▸ Your objective: Pictures in the records should not be copied, but every other part must be repeated exactly.

▸ Provided records:
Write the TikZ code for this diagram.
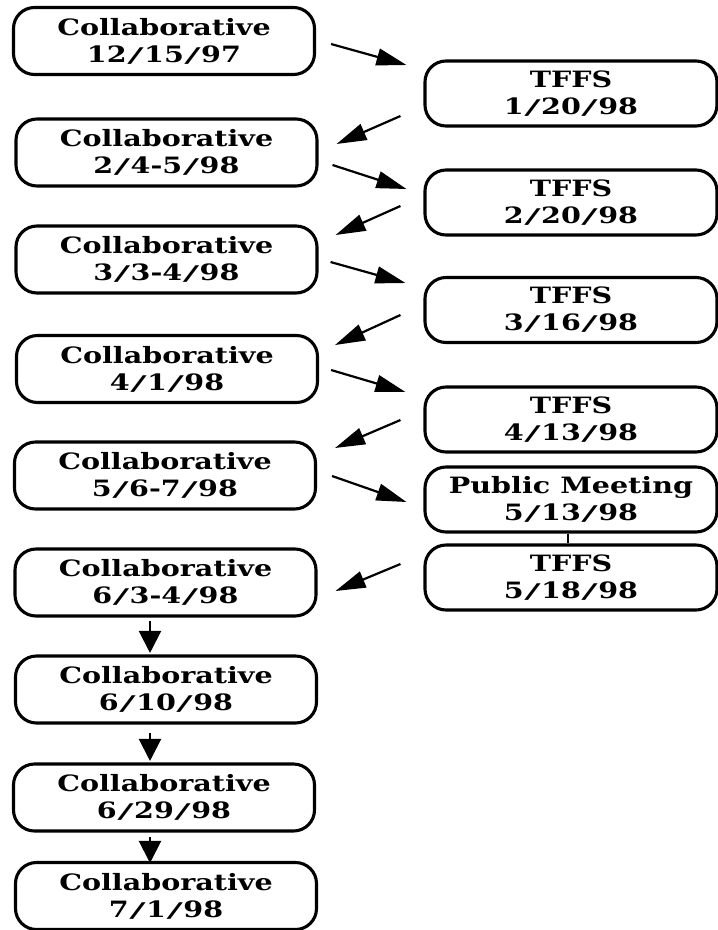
\documentclass[tikz,border=0pt]{standalone}
\usepackage{fontspec}
\usepackage{graphicx}
\newfontfamily\boxfont{DejaVu Serif}[FakeStretch=1.27]
% wide, shallow, light date separator
\newcommand\dsep{\kern0.5pt\scalebox{1.7}[0.9]{\mdseries/}\kern0.5pt}
\usetikzlibrary{arrows.meta,calc}
\begin{document}
\begin{tikzpicture}[x=1pt,y=-1pt,
  event/.style={draw, line width=3.1pt, rounded corners=21pt, align=center,
    inner sep=0pt, font=\boxfont\bfseries\fontsize{22.5}{27}\selectfont},
  leftbox/.style={event, minimum width=301pt, minimum height=67pt},
  rightbox/.style={event, minimum width=292pt, minimum height=65pt},
  flow/.style={line width=2.2pt, -{Triangle[length=30pt,width=17pt]}},
  down/.style={line width=2.2pt, -{Triangle[length=22pt,width=22pt]}},
  link/.style={line width=1.6pt}
]
\useasboundingbox (0,0) rectangle (718,930);

% collaborative meetings (left column)
\node[leftbox] (c1) at (164,41)      {Collaborative\\12\dsep15\dsep97};
\node[leftbox] (c2) at (166.5,152.5) {Collaborative\\2\dsep4-5\dsep98};
\node[leftbox] (c3) at (166.5,259.5) {Collaborative\\3\dsep3-4\dsep98};
\node[leftbox] (c4) at (167,369)     {Collaborative\\4\dsep1\dsep98};
\node[leftbox] (c5) at (165,475.5)   {Collaborative\\5\dsep6-7\dsep98};
\node[leftbox] (c6) at (165.5,582.5) {Collaborative\\6\dsep3-4\dsep98};
\node[leftbox] (c7) at (166,689.5)   {Collaborative\\6\dsep10\dsep98};
\node[leftbox] (c8) at (164,797.5)   {Collaborative\\6\dsep29\dsep98};
\node[leftbox] (c9) at (166,896)     {Collaborative\\7\dsep1\dsep98};

% TFFS meetings and the public meeting (right column)
\node[rightbox] (t1) at (571,93.5)  {TFFS\\1\dsep20\dsep98};
\node[rightbox] (t2) at (571,202.5) {TFFS\\2\dsep20\dsep98};
\node[rightbox] (t3) at (571,310)   {TFFS\\3\dsep16\dsep98};
\node[rightbox] (t4) at (571,419.5) {TFFS\\4\dsep13\dsep98};
\node[rightbox] (pm) at (571,499.5) {Public Meeting\\5\dsep13\dsep98};
\node[rightbox] (t5) at (571,577.5) {TFFS\\5\dsep18\dsep98};

% zig-zag between the columns
\draw[flow] ($(c1.east)+(15,3)$)      -- ($(t1.west)+(-17,-28.5)$);
\draw[flow] ($(t1.west)+(-23,22.5)$)  -- ($(c2.east)+(18,-8.5)$);
\draw[flow] ($(c2.east)+(14,12.5)$)   -- ($(t2.west)+(-17,-13.5)$);
\draw[flow] ($(t2.west)+(-23,3.5)$)   -- ($(c3.east)+(17,-24.5)$);
\draw[flow] ($(c3.east)+(12,2.5)$)    -- ($(t3.west)+(-18,-27)$);
\draw[flow] ($(t3.west)+(-23,5)$)     -- ($(c4.east)+(16,-24)$);
\draw[flow] ($(c4.east)+(12,1)$)      -- ($(t4.west)+(-18,-27.5)$);
\draw[flow] ($(t4.west)+(-23,0.5)$)   -- ($(c5.east)+(18,-27.5)$);
\draw[flow] ($(c5.east)+(15,0.5)$)    -- ($(pm.west)+(-17,2.5)$);
\draw[flow] ($(t5.west)+(-23,-13.5)$) -- ($(c6.east)+(18,8.5)$);

% public meeting joined to the following TFFS session
\draw[link] ($(pm.south)+(-3,0)$) -- ($(t5.north)+(-3,0)$);

% final collaborative sequence
\draw[down] ($(c6.south)+(-15.5,3)$) -- ($(c7.north)+(-16,-1.5)$);
\draw[down] ($(c7.south)+(-16,8)$)   -- ($(c8.north)+(-14,-1.5)$);
\draw[down] ($(c8.south)+(-14,4)$)   -- ($(c9.north)+(-16,2)$);
\end{tikzpicture}
\end{document}
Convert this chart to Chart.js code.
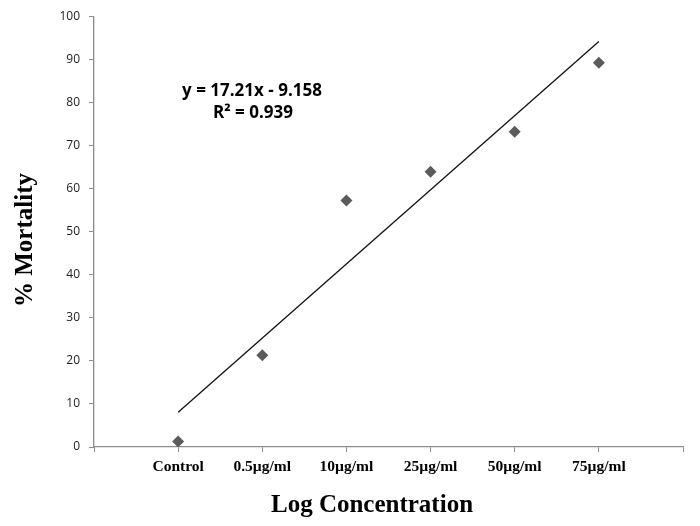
<!DOCTYPE html>
<html>
<head>
<meta charset="utf-8">
<script src="https://cdn.jsdelivr.net/npm/chart.js@4/dist/chart.umd.min.js"></script>
<style>
  html, body { margin: 0; padding: 0; background: #fff; }
  #wrap { width: 700px; height: 526px; }
</style>
</head>
<body>
<div id="wrap"><canvas id="mortalityChart" width="700" height="526"></canvas></div>
<script>
// data
const categories = ['Control', '0.5µg/ml', '10µg/ml', '25µg/ml', '50µg/ml', '75µg/ml'];
const mortality = [1.3, 21.3, 57.2, 63.9, 73.2, 89.2];
const yTicks = [0, 10, 20, 30, 40, 50, 60, 70, 80, 90, 100];

// trendline as printed on the chart
const slope = 17.21;
const intercept = -9.158;
const equationText = 'y = 17.21x - 9.158';
const r2Text = 'R² = 0.939';

const points = categories.map((c, i) => ({ x: i + 1, y: mortality[i] }));
const trend = [1, categories.length].map(x => ({ x: x, y: slope * x + intercept }));

const axisGray = '#8c8c8c';

const annotations = {
    id: 'annotations',
    afterDraw(chart) {
        const c = chart.ctx;
        c.save();
        c.fillStyle = '#000';
        c.textAlign = 'center';
        c.textBaseline = 'middle';
        c.font = 'bold 17px "Open Sans", sans-serif';
        c.fillText(equationText, 252, 91);
        c.fillText(r2Text, 253, 113);
        // x axis title
        c.font = 'bold 25px "Liberation Serif", serif';
        c.fillText('Log Concentration', 372, 506);
        // y axis title
        c.translate(26, 240);
        c.rotate(-Math.PI / 2);
        c.fillText('% Mortality', 0, 0);
        c.restore();
    }
};

const ctx = document.getElementById('mortalityChart').getContext('2d');
const mortalityChart = new Chart(ctx, {
    type: 'scatter',
    data: {
        datasets: [{
            label: 'Mortality',
            data: points,
            pointStyle: 'rectRot',
            pointRadius: 6,
            backgroundColor: '#5b5b5b',
            borderColor: '#5b5b5b',
            borderWidth: 0
        }, {
            label: 'Linear',
            type: 'line',
            data: trend,
            borderColor: '#111',
            borderWidth: 1.3,
            pointRadius: 0,
            fill: false
        }]
    },
    options: {
        responsive: false,
        animation: false,
        layout: { padding: { top: 16, right: 17, left: 0, bottom: 0 } },
        plugins: { legend: { display: false }, tooltip: { enabled: false } },
        scales: {
            x: {
                type: 'linear',
                min: 0,
                max: 7,
                afterFit: s => { s.height = 79; },
                afterBuildTicks: s => { s.ticks = [0, 1, 2, 3, 4, 5, 6, 7].map(v => ({ value: v })); },
                grid: { drawOnChartArea: false, drawTicks: true, tickLength: 5, color: axisGray },
                border: { color: axisGray, width: 1.3 },
                ticks: {
                    autoSkip: false,
                    maxRotation: 0,
                    padding: 6,
                    color: '#000',
                    font: { family: '"Liberation Serif", serif', size: 15.5, weight: 'bold' },
                    callback: v => categories[v - 1] || ''
                }
            },
            y: {
                min: 0,
                max: 100,
                afterFit: s => { s.width = 94; },
                afterBuildTicks: s => { s.ticks = yTicks.map(v => ({ value: v })); },
                grid: { drawOnChartArea: false, drawTicks: true, tickLength: 5, color: axisGray },
                border: { color: axisGray, width: 1.3 },
                ticks: {
                    padding: 9,
                    color: '#222',
                    font: { family: '"Open Sans", sans-serif', size: 12 }
                }
            }
        }
    },
    plugins: [annotations]
});
</script>
</body>
</html>
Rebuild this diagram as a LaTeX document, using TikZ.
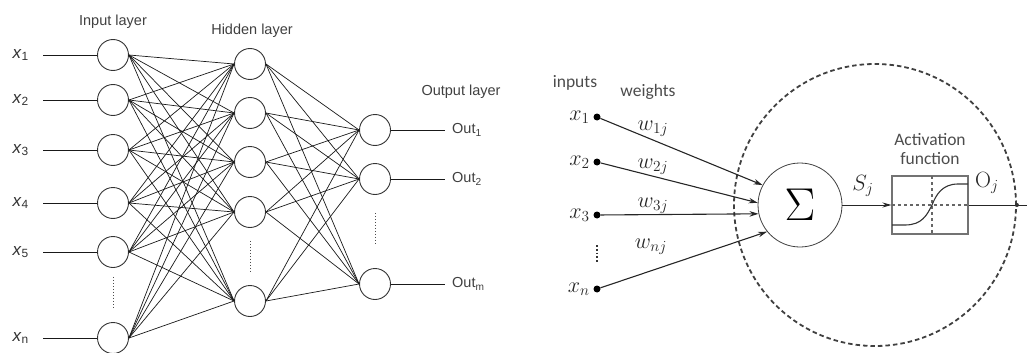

▸ Exercise solution:
Write the TikZ code for this diagram.
\documentclass[tikz,border=0pt]{standalone}
\usepackage{fontspec}
\usepackage{graphicx}
\newfontfamily\boxfont{DejaVu Serif}[FakeStretch=1.27]
% wide, shallow, light date separator
\newcommand\dsep{\kern0.5pt\scalebox{1.7}[0.9]{\mdseries/}\kern0.5pt}
\usetikzlibrary{arrows.meta,calc}
\begin{document}
\begin{tikzpicture}[x=1pt,y=-1pt,
  event/.style={draw, line width=3.1pt, rounded corners=21pt, align=center,
    inner sep=0pt, font=\boxfont\bfseries\fontsize{22.5}{27}\selectfont},
  leftbox/.style={event, minimum width=301pt, minimum height=67pt},
  rightbox/.style={event, minimum width=292pt, minimum height=65pt},
  flow/.style={line width=2.2pt, -{Triangle[length=30pt,width=17pt]}},
  down/.style={line width=2.2pt, -{Triangle[length=22pt,width=22pt]}},
  link/.style={line width=1.6pt}
]
\useasboundingbox (0,0) rectangle (718,930);

% collaborative meetings (left column)
\node[leftbox] (c1) at (164,41)      {Collaborative\\12\dsep15\dsep97};
\node[leftbox] (c2) at (166.5,152.5) {Collaborative\\2\dsep4-5\dsep98};
\node[leftbox] (c3) at (166.5,259.5) {Collaborative\\3\dsep3-4\dsep98};
\node[leftbox] (c4) at (167,369)     {Collaborative\\4\dsep1\dsep98};
\node[leftbox] (c5) at (165,475.5)   {Collaborative\\5\dsep6-7\dsep98};
\node[leftbox] (c6) at (165.5,582.5) {Collaborative\\6\dsep3-4\dsep98};
\node[leftbox] (c7) at (166,689.5)   {Collaborative\\6\dsep10\dsep98};
\node[leftbox] (c8) at (164,797.5)   {Collaborative\\6\dsep29\dsep98};
\node[leftbox] (c9) at (166,896)     {Collaborative\\7\dsep1\dsep98};

% TFFS meetings and the public meeting (right column)
\node[rightbox] (t1) at (571,93.5)  {TFFS\\1\dsep20\dsep98};
\node[rightbox] (t2) at (571,202.5) {TFFS\\2\dsep20\dsep98};
\node[rightbox] (t3) at (571,310)   {TFFS\\3\dsep16\dsep98};
\node[rightbox] (t4) at (571,419.5) {TFFS\\4\dsep13\dsep98};
\node[rightbox] (pm) at (571,499.5) {Public Meeting\\5\dsep13\dsep98};
\node[rightbox] (t5) at (571,577.5) {TFFS\\5\dsep18\dsep98};

% zig-zag between the columns
\draw[flow] ($(c1.east)+(15,3)$)      -- ($(t1.west)+(-17,-28.5)$);
\draw[flow] ($(t1.west)+(-23,22.5)$)  -- ($(c2.east)+(18,-8.5)$);
\draw[flow] ($(c2.east)+(14,12.5)$)   -- ($(t2.west)+(-17,-13.5)$);
\draw[flow] ($(t2.west)+(-23,3.5)$)   -- ($(c3.east)+(17,-24.5)$);
\draw[flow] ($(c3.east)+(12,2.5)$)    -- ($(t3.west)+(-18,-27)$);
\draw[flow] ($(t3.west)+(-23,5)$)     -- ($(c4.east)+(16,-24)$);
\draw[flow] ($(c4.east)+(12,1)$)      -- ($(t4.west)+(-18,-27.5)$);
\draw[flow] ($(t4.west)+(-23,0.5)$)   -- ($(c5.east)+(18,-27.5)$);
\draw[flow] ($(c5.east)+(15,0.5)$)    -- ($(pm.west)+(-17,2.5)$);
\draw[flow] ($(t5.west)+(-23,-13.5)$) -- ($(c6.east)+(18,8.5)$);

% public meeting joined to the following TFFS session
\draw[link] ($(pm.south)+(-3,0)$) -- ($(t5.north)+(-3,0)$);

% final collaborative sequence
\draw[down] ($(c6.south)+(-15.5,3)$) -- ($(c7.north)+(-16,-1.5)$);
\draw[down] ($(c7.south)+(-16,8)$)   -- ($(c8.north)+(-14,-1.5)$);
\draw[down] ($(c8.south)+(-14,4)$)   -- ($(c9.north)+(-16,2)$);
\end{tikzpicture}
\end{document}
Convert this chart to Chart.js code.
<!DOCTYPE html>
<html>
<head>
<meta charset="utf-8">
<script src="https://cdn.jsdelivr.net/npm/chart.js@4/dist/chart.umd.min.js"></script>
<style>
  html, body { margin: 0; padding: 0; background: #fff; }
  #wrap { width: 700px; height: 526px; }
</style>
</head>
<body>
<div id="wrap"><canvas id="mortalityChart" width="700" height="526"></canvas></div>
<script>
// data
const categories = ['Control', '0.5µg/ml', '10µg/ml', '25µg/ml', '50µg/ml', '75µg/ml'];
const mortality = [1.3, 21.3, 57.2, 63.9, 73.2, 89.2];
const yTicks = [0, 10, 20, 30, 40, 50, 60, 70, 80, 90, 100];

// trendline as printed on the chart
const slope = 17.21;
const intercept = -9.158;
const equationText = 'y = 17.21x - 9.158';
const r2Text = 'R² = 0.939';

const points = categories.map((c, i) => ({ x: i + 1, y: mortality[i] }));
const trend = [1, categories.length].map(x => ({ x: x, y: slope * x + intercept }));

const axisGray = '#8c8c8c';

const annotations = {
    id: 'annotations',
    afterDraw(chart) {
        const c = chart.ctx;
        c.save();
        c.fillStyle = '#000';
        c.textAlign = 'center';
        c.textBaseline = 'middle';
        c.font = 'bold 17px "Open Sans", sans-serif';
        c.fillText(equationText, 252, 91);
        c.fillText(r2Text, 253, 113);
        // x axis title
        c.font = 'bold 25px "Liberation Serif", serif';
        c.fillText('Log Concentration', 372, 506);
        // y axis title
        c.translate(26, 240);
        c.rotate(-Math.PI / 2);
        c.fillText('% Mortality', 0, 0);
        c.restore();
    }
};

const ctx = document.getElementById('mortalityChart').getContext('2d');
const mortalityChart = new Chart(ctx, {
    type: 'scatter',
    data: {
        datasets: [{
            label: 'Mortality',
            data: points,
            pointStyle: 'rectRot',
            pointRadius: 6,
            backgroundColor: '#5b5b5b',
            borderColor: '#5b5b5b',
            borderWidth: 0
        }, {
            label: 'Linear',
            type: 'line',
            data: trend,
            borderColor: '#111',
            borderWidth: 1.3,
            pointRadius: 0,
            fill: false
        }]
    },
    options: {
        responsive: false,
        animation: false,
        layout: { padding: { top: 16, right: 17, left: 0, bottom: 0 } },
        plugins: { legend: { display: false }, tooltip: { enabled: false } },
        scales: {
            x: {
                type: 'linear',
                min: 0,
                max: 7,
                afterFit: s => { s.height = 79; },
                afterBuildTicks: s => { s.ticks = [0, 1, 2, 3, 4, 5, 6, 7].map(v => ({ value: v })); },
                grid: { drawOnChartArea: false, drawTicks: true, tickLength: 5, color: axisGray },
                border: { color: axisGray, width: 1.3 },
                ticks: {
                    autoSkip: false,
                    maxRotation: 0,
                    padding: 6,
                    color: '#000',
                    font: { family: '"Liberation Serif", serif', size: 15.5, weight: 'bold' },
                    callback: v => categories[v - 1] || ''
                }
            },
            y: {
                min: 0,
                max: 100,
                afterFit: s => { s.width = 94; },
                afterBuildTicks: s => { s.ticks = yTicks.map(v => ({ value: v })); },
                grid: { drawOnChartArea: false, drawTicks: true, tickLength: 5, color: axisGray },
                border: { color: axisGray, width: 1.3 },
                ticks: {
                    padding: 9,
                    color: '#222',
                    font: { family: '"Open Sans", sans-serif', size: 12 }
                }
            }
        }
    },
    plugins: [annotations]
});
</script>
</body>
</html>
Rebuild this diagram as a LaTeX document, using TikZ.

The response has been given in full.